By Carole Reed
Imagine if you had the opportunity to visit the studio of Jackson Pollock in his prime? I think about this sometimes when I am at the Southampton train station for the electric moment when passengers disembark from the swollen NYC trains ready for twilight and all that the newness and promise held in this Summer Hampton weekends. I can’t help but think about the last scene in the Pollock movie when he is shown parked at that exact station in his convertible and I wonder what it would be like to live a day conversing with one of our greatest painters of the East End.

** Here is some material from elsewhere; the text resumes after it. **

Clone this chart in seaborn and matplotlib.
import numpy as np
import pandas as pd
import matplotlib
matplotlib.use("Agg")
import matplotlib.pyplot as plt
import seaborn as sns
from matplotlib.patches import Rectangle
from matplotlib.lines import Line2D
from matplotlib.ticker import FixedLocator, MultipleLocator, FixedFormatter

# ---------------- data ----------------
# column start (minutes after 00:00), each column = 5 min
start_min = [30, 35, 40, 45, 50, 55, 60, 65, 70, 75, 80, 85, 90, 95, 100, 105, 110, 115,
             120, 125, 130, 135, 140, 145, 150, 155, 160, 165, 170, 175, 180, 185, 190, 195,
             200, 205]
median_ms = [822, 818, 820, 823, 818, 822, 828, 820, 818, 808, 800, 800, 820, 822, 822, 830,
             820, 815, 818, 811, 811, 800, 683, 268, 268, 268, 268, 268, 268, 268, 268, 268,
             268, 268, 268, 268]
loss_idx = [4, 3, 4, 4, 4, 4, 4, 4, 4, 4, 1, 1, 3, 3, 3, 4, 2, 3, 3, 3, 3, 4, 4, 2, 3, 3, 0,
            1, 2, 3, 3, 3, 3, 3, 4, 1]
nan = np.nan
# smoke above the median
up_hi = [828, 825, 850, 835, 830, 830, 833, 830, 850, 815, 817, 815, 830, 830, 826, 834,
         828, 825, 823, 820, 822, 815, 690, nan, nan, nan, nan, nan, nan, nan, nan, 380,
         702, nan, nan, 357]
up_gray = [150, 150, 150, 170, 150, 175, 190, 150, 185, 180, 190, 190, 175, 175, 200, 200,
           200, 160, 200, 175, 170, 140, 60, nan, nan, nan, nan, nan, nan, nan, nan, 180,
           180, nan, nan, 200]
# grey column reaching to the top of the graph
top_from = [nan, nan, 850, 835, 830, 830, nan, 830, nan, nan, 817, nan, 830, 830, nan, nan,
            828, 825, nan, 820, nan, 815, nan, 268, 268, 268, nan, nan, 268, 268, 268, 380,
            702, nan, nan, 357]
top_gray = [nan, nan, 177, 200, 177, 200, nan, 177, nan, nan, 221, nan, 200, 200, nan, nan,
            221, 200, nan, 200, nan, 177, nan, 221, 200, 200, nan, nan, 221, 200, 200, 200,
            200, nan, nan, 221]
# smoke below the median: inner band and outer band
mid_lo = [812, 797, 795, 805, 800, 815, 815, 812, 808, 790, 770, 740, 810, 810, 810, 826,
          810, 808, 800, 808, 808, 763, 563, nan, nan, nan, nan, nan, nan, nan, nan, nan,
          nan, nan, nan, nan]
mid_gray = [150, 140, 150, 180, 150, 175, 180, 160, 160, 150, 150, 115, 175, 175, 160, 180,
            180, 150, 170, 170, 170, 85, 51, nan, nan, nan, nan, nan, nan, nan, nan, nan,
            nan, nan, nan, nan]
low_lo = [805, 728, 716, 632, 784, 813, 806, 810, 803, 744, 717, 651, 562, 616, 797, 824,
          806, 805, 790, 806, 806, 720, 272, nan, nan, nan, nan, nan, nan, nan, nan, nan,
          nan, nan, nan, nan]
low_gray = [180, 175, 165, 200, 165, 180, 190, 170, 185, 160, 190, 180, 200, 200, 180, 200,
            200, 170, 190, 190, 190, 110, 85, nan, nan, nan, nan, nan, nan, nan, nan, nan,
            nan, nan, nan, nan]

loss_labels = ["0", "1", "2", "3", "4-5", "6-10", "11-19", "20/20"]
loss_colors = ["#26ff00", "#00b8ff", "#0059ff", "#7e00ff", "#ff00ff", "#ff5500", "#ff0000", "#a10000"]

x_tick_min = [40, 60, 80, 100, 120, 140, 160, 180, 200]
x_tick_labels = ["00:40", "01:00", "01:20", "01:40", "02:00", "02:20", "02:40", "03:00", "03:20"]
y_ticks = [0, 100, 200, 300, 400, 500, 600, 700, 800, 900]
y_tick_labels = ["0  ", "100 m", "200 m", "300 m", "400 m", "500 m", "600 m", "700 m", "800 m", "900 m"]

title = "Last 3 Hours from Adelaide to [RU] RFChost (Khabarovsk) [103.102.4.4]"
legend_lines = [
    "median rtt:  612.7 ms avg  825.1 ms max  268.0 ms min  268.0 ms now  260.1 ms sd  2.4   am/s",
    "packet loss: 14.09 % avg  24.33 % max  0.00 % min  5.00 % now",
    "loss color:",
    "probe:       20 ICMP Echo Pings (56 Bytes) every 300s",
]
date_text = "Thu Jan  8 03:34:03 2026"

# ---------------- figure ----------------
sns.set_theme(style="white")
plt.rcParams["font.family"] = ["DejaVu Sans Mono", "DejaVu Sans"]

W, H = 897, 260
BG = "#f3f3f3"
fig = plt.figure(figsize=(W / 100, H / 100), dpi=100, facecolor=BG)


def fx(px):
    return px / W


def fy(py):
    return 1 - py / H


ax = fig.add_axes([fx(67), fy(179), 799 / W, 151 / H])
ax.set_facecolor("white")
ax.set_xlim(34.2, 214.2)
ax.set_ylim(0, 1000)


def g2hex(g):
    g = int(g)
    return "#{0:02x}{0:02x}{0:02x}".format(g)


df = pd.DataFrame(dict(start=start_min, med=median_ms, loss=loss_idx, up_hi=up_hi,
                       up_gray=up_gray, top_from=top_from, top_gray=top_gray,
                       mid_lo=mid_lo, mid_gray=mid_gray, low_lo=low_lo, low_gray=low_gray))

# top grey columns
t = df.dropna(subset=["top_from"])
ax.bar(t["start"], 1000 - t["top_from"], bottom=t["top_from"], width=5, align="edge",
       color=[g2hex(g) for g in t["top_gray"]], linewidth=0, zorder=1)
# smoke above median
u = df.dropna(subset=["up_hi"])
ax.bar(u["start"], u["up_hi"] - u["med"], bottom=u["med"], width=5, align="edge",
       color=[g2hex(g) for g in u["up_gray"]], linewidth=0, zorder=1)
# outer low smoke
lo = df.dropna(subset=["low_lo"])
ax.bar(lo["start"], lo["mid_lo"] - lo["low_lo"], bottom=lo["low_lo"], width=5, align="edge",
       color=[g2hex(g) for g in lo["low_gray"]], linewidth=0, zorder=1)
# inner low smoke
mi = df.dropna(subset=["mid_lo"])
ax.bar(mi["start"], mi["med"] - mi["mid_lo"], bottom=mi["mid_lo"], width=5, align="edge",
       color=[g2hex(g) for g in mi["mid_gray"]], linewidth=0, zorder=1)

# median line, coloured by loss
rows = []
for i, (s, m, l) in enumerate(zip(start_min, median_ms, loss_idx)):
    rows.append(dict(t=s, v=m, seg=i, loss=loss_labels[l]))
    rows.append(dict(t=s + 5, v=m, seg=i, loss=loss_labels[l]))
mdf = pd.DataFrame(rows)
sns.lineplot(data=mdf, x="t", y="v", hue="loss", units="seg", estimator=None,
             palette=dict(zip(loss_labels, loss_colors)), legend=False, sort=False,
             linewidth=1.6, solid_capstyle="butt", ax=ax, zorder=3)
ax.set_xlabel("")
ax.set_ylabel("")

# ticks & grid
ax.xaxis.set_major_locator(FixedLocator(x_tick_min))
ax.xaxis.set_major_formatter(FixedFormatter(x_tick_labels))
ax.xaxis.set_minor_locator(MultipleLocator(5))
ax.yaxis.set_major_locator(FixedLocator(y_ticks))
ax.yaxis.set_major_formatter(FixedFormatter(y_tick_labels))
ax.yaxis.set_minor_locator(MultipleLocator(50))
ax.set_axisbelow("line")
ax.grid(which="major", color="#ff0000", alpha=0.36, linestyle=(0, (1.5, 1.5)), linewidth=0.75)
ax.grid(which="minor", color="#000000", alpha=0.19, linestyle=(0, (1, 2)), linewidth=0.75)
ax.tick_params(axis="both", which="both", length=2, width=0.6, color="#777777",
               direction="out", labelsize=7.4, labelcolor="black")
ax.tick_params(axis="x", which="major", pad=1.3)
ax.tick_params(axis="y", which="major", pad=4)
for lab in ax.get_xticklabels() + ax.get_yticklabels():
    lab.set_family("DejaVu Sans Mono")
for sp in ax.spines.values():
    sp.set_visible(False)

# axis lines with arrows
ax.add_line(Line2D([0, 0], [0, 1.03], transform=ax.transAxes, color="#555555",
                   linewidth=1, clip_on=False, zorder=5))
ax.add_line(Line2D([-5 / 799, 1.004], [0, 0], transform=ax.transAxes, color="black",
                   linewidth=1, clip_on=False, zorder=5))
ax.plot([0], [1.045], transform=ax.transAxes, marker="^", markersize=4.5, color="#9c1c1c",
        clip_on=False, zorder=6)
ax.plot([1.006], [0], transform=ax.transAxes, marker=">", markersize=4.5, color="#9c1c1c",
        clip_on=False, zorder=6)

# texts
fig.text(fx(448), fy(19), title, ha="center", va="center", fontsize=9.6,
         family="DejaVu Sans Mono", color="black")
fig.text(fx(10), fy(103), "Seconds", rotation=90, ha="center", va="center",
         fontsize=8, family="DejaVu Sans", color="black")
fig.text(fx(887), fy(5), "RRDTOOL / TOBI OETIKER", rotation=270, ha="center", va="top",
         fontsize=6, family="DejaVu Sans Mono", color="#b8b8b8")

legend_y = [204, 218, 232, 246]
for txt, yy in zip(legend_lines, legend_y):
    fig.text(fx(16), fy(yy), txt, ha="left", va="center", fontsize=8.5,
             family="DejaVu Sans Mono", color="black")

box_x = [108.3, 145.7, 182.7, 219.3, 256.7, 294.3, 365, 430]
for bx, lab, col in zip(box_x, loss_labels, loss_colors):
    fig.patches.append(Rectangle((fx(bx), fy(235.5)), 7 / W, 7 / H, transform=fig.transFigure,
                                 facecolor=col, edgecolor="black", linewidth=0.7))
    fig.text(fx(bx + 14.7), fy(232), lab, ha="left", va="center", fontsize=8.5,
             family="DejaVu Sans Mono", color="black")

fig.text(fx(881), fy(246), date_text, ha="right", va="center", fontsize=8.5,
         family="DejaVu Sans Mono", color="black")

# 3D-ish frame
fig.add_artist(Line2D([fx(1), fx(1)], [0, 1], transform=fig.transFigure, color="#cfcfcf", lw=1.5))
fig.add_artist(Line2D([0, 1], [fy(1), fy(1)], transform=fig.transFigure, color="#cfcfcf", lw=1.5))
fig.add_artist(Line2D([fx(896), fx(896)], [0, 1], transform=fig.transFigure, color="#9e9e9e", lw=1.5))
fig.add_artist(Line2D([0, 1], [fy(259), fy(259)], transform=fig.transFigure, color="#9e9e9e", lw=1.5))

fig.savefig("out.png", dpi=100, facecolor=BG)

I have been completely obsessed with Gertrude Stein my entire adult life: I ran with the bulls in Pamplona, endlessly drank espresso in cafes in Paris, I met and collected a Robert Rauschenberg in college before I even owned furniture in hopes I would catch a glimpse of this feeling of the idealized “Moveable Feast.” Yet artists have flocked to the East End for centuries. So why not create a microcosm of this same ideal, here in modern day Southampton? We have gathered some of the best-known art dealers and artists as well as writers and critics to join us in the first of many “Salons” that embody the purity of the “lost generation” principals of interplay between artist and collector. It’s a place to exchange ideas and criticism in an environment similar to the salon at Rue de Fleurus, where Gertrude Stein created a Saturday evening gathering place for the “new moderns” in her time. Among those whose careers she helped launch were Henri Matisse, Ernest Hemingway, F. Scott Fitzgerald and Pablo Picasso.

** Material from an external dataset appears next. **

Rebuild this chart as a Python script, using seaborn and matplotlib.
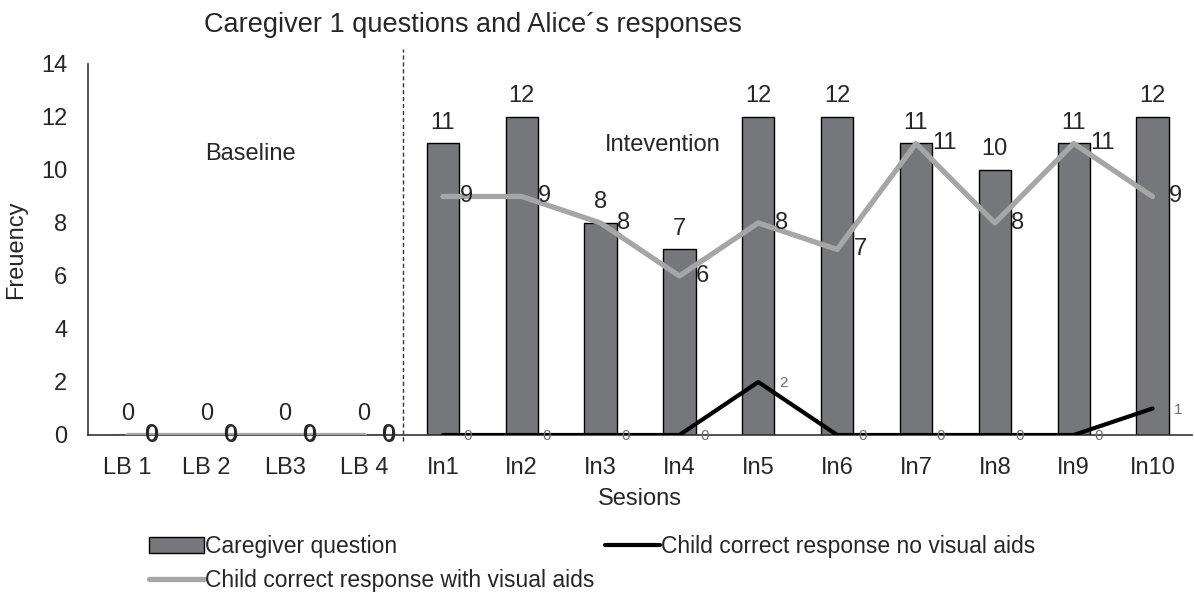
import numpy as np
import pandas as pd
import matplotlib
matplotlib.use("Agg")
from matplotlib import pyplot as plt
from matplotlib.patches import Patch
from matplotlib.lines import Line2D
import seaborn as sns

# Data
sessions = ["LB 1", "LB 2", "LB3", "LB 4", "In1", "In2", "In3", "In4", "In5",
            "In6", "In7", "In8", "In9", "In10"]
phase = ["Baseline"] * 4 + ["Intervention"] * 10
caregiver_question = [0, 0, 0, 0, 11, 12, 8, 7, 12, 12, 11, 10, 11, 12]
with_visual_aids = [0, 0, 0, 0, 9, 9, 8, 6, 8, 7, 11, 8, 11, 9]
no_visual_aids = [0, 0, 0, 0, 0, 0, 0, 0, 2, 0, 0, 0, 0, 1]

df = pd.DataFrame({
    "session": sessions,
    "pos": np.arange(len(sessions)),
    "phase": phase,
    "question": caregiver_question,
    "with_aids": with_visual_aids,
    "no_aids": no_visual_aids,
})

sns.set_theme(style="white")
plt.rcParams["font.family"] = ["Liberation Sans", "DejaVu Sans"]

bar_color = "#76777a"
grey_line = "#a6a6a6"
text_color = "#262626"

fig = plt.figure(figsize=(11.94, 5.99), dpi=100)
ax = fig.add_axes([0.0737, 0.2738, 0.9246, 0.6194])

# bars
sns.barplot(data=df, x="session", y="question", order=sessions, color=bar_color,
            saturation=1, width=0.41, edgecolor="black", linewidth=1, ax=ax)

# lines, one segment per phase so baseline and intervention are not joined
for ph in ["Baseline", "Intervention"]:
    sub = df[df["phase"] == ph]
    sns.lineplot(data=sub, x="pos", y="with_aids", color=grey_line, linewidth=3.8,
                 estimator=None, sort=False, ax=ax, zorder=4)
    if ph == "Intervention":
        sns.lineplot(data=sub, x="pos", y="no_aids", color="black", linewidth=3,
                     estimator=None, sort=False, ax=ax, zorder=5)

# data labels
for i, row in df.iterrows():
    ax.annotate(str(row["question"]), (row["pos"], row["question"]),
                xytext=(0, 7), textcoords="offset points", ha="center",
                va="bottom", fontsize=17, color=text_color)
    ax.annotate(str(row["with_aids"]), (row["pos"], row["with_aids"]),
                xytext=(12, 0), textcoords="offset points", ha="left",
                va="center", fontsize=17, color=text_color, zorder=6)
    if row["phase"] == "Baseline":
        ax.annotate(str(row["no_aids"]), (row["pos"], row["no_aids"]),
                    xytext=(13, -0.5), textcoords="offset points", ha="left",
                    va="center", fontsize=17, color=text_color, zorder=6)
    else:
        ax.annotate(str(row["no_aids"]), (row["pos"], row["no_aids"]),
                    xytext=(15, -1), textcoords="offset points", ha="left",
                    va="center", fontsize=11, color="#6d6d6d", zorder=6)

# phase change line and phase names
ax.axvline(3.5, ymin=-0.015, ymax=1.04, color="#333333", linestyle=(0, (3, 2)),
           linewidth=1, clip_on=False)
ax.text(1.56, 10.6, "Baseline", ha="center", va="center", fontsize=17, color=text_color)
ax.text(6.79, 10.95, "Intevention", ha="center", va="center", fontsize=17, color=text_color)

ax.set_ylim(0, 14)
ax.set_xlim(-0.5, len(sessions) - 0.5)
ax.set_yticks(range(0, 15, 2))
ax.tick_params(axis="both", labelsize=17, colors=text_color, length=0)
ax.tick_params(axis="y", pad=15)
ax.tick_params(axis="x", pad=16)
ax.set_xlabel("Sesions", fontsize=17, color=text_color, labelpad=6)
ax.set_ylabel("Freuency", fontsize=17, color=text_color, labelpad=10)
sns.despine(ax=ax)
for s in ["left", "bottom"]:
    ax.spines[s].set_color("#333333")
    ax.spines[s].set_linewidth(1.2)

fig.text(0.396, 0.958, "Caregiver 1 questions and Alice\u00b4s responses",
         ha="center", va="center", fontsize=19.5, color=text_color)

handles = [
    Patch(facecolor=bar_color, edgecolor="black", linewidth=1),
    Line2D([0], [0], color=grey_line, linewidth=3.8),
    Line2D([0], [0], color="black", linewidth=3),
]
labels = ["Caregiver question", "Child correct response with visual aids",
          "Child correct response no visual aids"]
fig.legend(handles, labels, ncol=2, loc="upper left", bbox_to_anchor=(0.125, 0.107),
           frameon=False, fontsize=16.5, handlelength=2.4, handletextpad=0.05,
           columnspacing=0.45, labelspacing=0.5, borderaxespad=0, borderpad=0)

fig.savefig("out.png", dpi=100)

In a discussion with friend and art dealer, James Salomon, we decided to try an “Artist in Residence” series as an homage to Stein’s salons. Considering we have all the elements in the Hamptons—great patrons, artists and writers—we just needed the coagulant. We agreed that spending time with an artist in their studio is one of life’s greatest pleasures for art lovers. It allows the work a frame of reference where subtle iconography is unraveled and insights are drawn from reality, instead of conjecture.

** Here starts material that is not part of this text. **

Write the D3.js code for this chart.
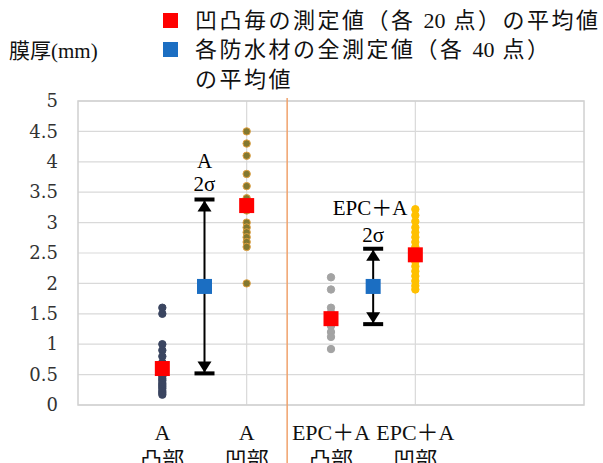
<!DOCTYPE html>
<html>
<head>
<meta charset="utf-8">
<script src="https://cdn.jsdelivr.net/npm/d3@7"></script>
<style>
  html, body { margin: 0; padding: 0; background: #fff; }
  svg { display: block; }
  .serif { font-family: "Liberation Serif", "Noto Sans CJK JP", serif; }
  .tick-num { font-family: "DejaVu Serif", serif; }
</style>
</head>
<body>
<script>
// Category labels (two lines each) and their x positions on the plot axis
const catLine1 = ["A", "A", "EPC＋A", "EPC＋A"];
const catLine2 = ["凸部", "凹部", "凸部", "凹部"];
const catX = [1, 2, 3, 4];

// Individual film-thickness readings (mm) per category
const aConvex = [1.6, 1.5, 1.0, 0.9, 0.8, 0.7, 0.65, 0.6, 0.55, 0.5, 0.47, 0.43, 0.4, 0.36, 0.33, 0.3, 0.27, 0.23, 0.2, 0.17];
const aConcave = [4.5, 4.3, 4.1, 3.8, 3.6, 3.4, 3.3, 3.2, 3.0, 2.92, 2.84, 2.76, 2.68, 2.6, 2.0];
const epcConvex = [2.1, 1.9, 1.6, 1.52, 1.45, 1.4, 1.3, 1.2, 1.12, 0.92];
const epcConcave = [3.22, 3.12, 3.02, 2.92, 2.84, 2.76, 2.68, 2.6, 2.52, 2.44, 2.36, 2.28, 2.2, 2.12, 2.04, 1.96, 1.9];

// Mean of each category (20 readings each)
const groupMeans = [0.6, 3.28, 1.42, 2.47];

// Mean of all 40 readings per material, with ±2σ range
const materialX = [1.5, 3.5];
const materialMeans = [1.95, 1.95];
const sigmaLow = [0.52, 1.33];
const sigmaHigh = [3.38, 2.57];
const materialLabel = ["A", "EPC＋A"];

const yTicks = [0, 0.5, 1, 1.5, 2, 2.5, 3, 3.5, 4, 4.5, 5];
const yTickLabels = ["0", "0.5", "1", "1.5", "2", "2.5", "3", "3.5", "4", "4.5", "5"];

// Legend lines, split so the digits keep normal spacing
const legendParts = [
  ["凹凸毎の測定値（各 ", "20", " 点）の平均値"],
  ["各防水材の全測定値（各 ", "40", " 点）"],
  ["の平均値"]
];

const W = 603, H = 463;
const svg = d3.select("body").append("svg").attr("width", W).attr("height", H);

const plot = { left: 78, right: 584, top: 101, bottom: 405 };
const x = d3.scaleLinear().domain([0, 6]).range([plot.left, plot.right]);
const y = d3.scaleLinear().domain([0, 5]).range([plot.bottom, plot.top]);

// Gridlines
const grid = svg.append("g");
grid.selectAll("line.h").data(yTicks).join("line")
  .attr("x1", plot.left).attr("x2", plot.right)
  .attr("y1", d => y(d)).attr("y2", d => y(d))
  .attr("stroke", "#d9d9d9").attr("stroke-width", 1.2);
grid.selectAll("line.v").data([2, 4]).join("line")
  .attr("x1", d => x(d)).attr("x2", d => x(d))
  .attr("y1", plot.top).attr("y2", plot.bottom)
  .attr("stroke", "#d9d9d9").attr("stroke-width", 1.2);
grid.append("rect")
  .attr("x", plot.left).attr("y", plot.top)
  .attr("width", plot.right - plot.left).attr("height", plot.bottom - plot.top)
  .attr("fill", "none").attr("stroke", "#d0d0d0").attr("stroke-width", 1.5);

// Divider between the two materials
svg.append("line")
  .attr("x1", x(2.48)).attr("x2", x(2.48))
  .attr("y1", plot.top - 3).attr("y2", H)
  .attr("stroke", "#f0a26c").attr("stroke-width", 1.5);

// Y axis tick labels
const yAxis = d3.axisLeft(y).tickValues(yTicks)
  .tickFormat((d, i) => yTickLabels[i]).tickSize(0).tickPadding(0);
const yg = svg.append("g").attr("transform", `translate(${plot.left - 20},0)`).call(yAxis);
yg.select(".domain").remove();
yg.selectAll("text").attr("class", "tick-num")
  .attr("font-size", 18).attr("fill", "#333");

// X axis category labels
const xg = svg.append("g");
catX.forEach((cx, i) => {
  xg.append("text").attr("class", "serif")
    .attr("x", x(cx)).attr("y", 440).attr("text-anchor", "middle")
    .attr("font-size", 22).attr("fill", "#111").text(catLine1[i]);
  xg.append("text").attr("class", "serif")
    .attr("x", x(cx)).attr("y", 467).attr("text-anchor", "middle")
    .attr("font-size", 22).attr("fill", "#111").text(catLine2[i]);
});

// Readings as dots
const series = [
  { xv: 1, vals: aConvex, fill: "#3a4560", stroke: "#3a4560" },
  { xv: 2, vals: aConcave, fill: "#837830", stroke: "#e0a040" },
  { xv: 3, vals: epcConvex, fill: "#a3a3a3", stroke: "#a3a3a3" },
  { xv: 4, vals: epcConcave, fill: "#ffc000", stroke: "#ffc000" }
];
series.forEach(s => {
  svg.append("g").selectAll("circle").data(s.vals).join("circle")
    .attr("cx", x(s.xv)).attr("cy", d => y(d)).attr("r", 3.7)
    .attr("fill", s.fill).attr("stroke", s.stroke).attr("stroke-width", 1);
});

// ±2σ bars with arrowheads and end caps
const eb = svg.append("g");
materialX.forEach((mx, i) => {
  const cx = x(mx), yl = y(sigmaLow[i]), yh = y(sigmaHigh[i]);
  eb.append("line").attr("x1", cx).attr("x2", cx).attr("y1", yh).attr("y2", yl)
    .attr("stroke", "#000").attr("stroke-width", 2);
  eb.append("rect").attr("x", cx - 10).attr("y", yh - 2).attr("width", 20).attr("height", 4).attr("fill", "#000");
  eb.append("rect").attr("x", cx - 10).attr("y", yl - 2).attr("width", 20).attr("height", 4).attr("fill", "#000");
  eb.append("path").attr("d", `M${cx},${yh + 1}L${cx - 7},${yh + 12}L${cx + 7},${yh + 12}Z`).attr("fill", "#000");
  eb.append("path").attr("d", `M${cx},${yl - 1}L${cx - 7},${yl - 12}L${cx + 7},${yl - 12}Z`).attr("fill", "#000");
});

// Material means (blue) and category means (red)
const sq = 15;
svg.append("g").selectAll("rect").data(materialMeans).join("rect")
  .attr("x", (d, i) => x(materialX[i]) - sq / 2).attr("y", d => y(d) - sq / 2)
  .attr("width", sq).attr("height", sq).attr("fill", "#1b6ec2");
svg.append("g").selectAll("rect").data(groupMeans).join("rect")
  .attr("x", (d, i) => x(catX[i]) - sq / 2).attr("y", d => y(d) - sq / 2)
  .attr("width", sq).attr("height", sq).attr("fill", "#ff0000");

// σ range labels
svg.append("text").attr("class", "serif").attr("x", x(1.5)).attr("y", 168)
  .attr("text-anchor", "middle").attr("font-size", 21).text(materialLabel[0]);
svg.append("text").attr("class", "serif").attr("x", x(1.5)).attr("y", 191)
  .attr("text-anchor", "middle").attr("font-size", 21).text("2σ");
svg.append("text").attr("class", "serif").attr("x", 370).attr("y", 215)
  .attr("text-anchor", "middle").attr("font-size", 21).text(materialLabel[1]);
svg.append("text").attr("class", "serif").attr("x", x(3.5)).attr("y", 242)
  .attr("text-anchor", "middle").attr("font-size", 21).text("2σ");

// Y axis title
svg.append("text").attr("class", "serif").attr("x", 9).attr("y", 58)
  .attr("font-size", 21).attr("fill", "#111").text("膜厚(mm)");

// Legend
const lg = svg.append("g");
lg.append("rect").attr("x", 163).attr("y", 13).attr("width", 15).attr("height", 15).attr("fill", "#ff0000");
lg.append("rect").attr("x", 163).attr("y", 42).attr("width", 15).attr("height", 15).attr("fill", "#1b6ec2");
[28, 57, 87].forEach((by, i) => {
  const t = lg.append("text").attr("class", "serif").attr("x", 195).attr("y", by)
    .attr("font-size", 22).attr("fill", "#111");
  legendParts[i].forEach(part => {
    t.append("tspan")
      .attr("letter-spacing", /^\d+$/.test(part) ? 0 : 2.5)
      .text(part);
  });
});
</script>
</body>
</html>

In the gorgeous architecture of a turn-of-the-century Stanford White home we begin our “Artist in Residence” series with Liz Sloan on June 17. As the title suggests, Sloan has opened her home and working studio for this unique invitation-only evening. Having a sold-out show at the Mark Humphrey gallery in Southampton and a wildly successful show at the Quogue Gallery last fall, Sloan leads the group of participating artists who also include: Scott Bluedorn, Meghan Boody, Peter Dayton, Thornton Dial, Melinda Hackett, Alice Hope, Judith Hudson, Mark Mennin, Mary Lambert, Paton Miller, Richard Pasquarelli, Viviane Silvera, Diane Tuft and Purvis Young.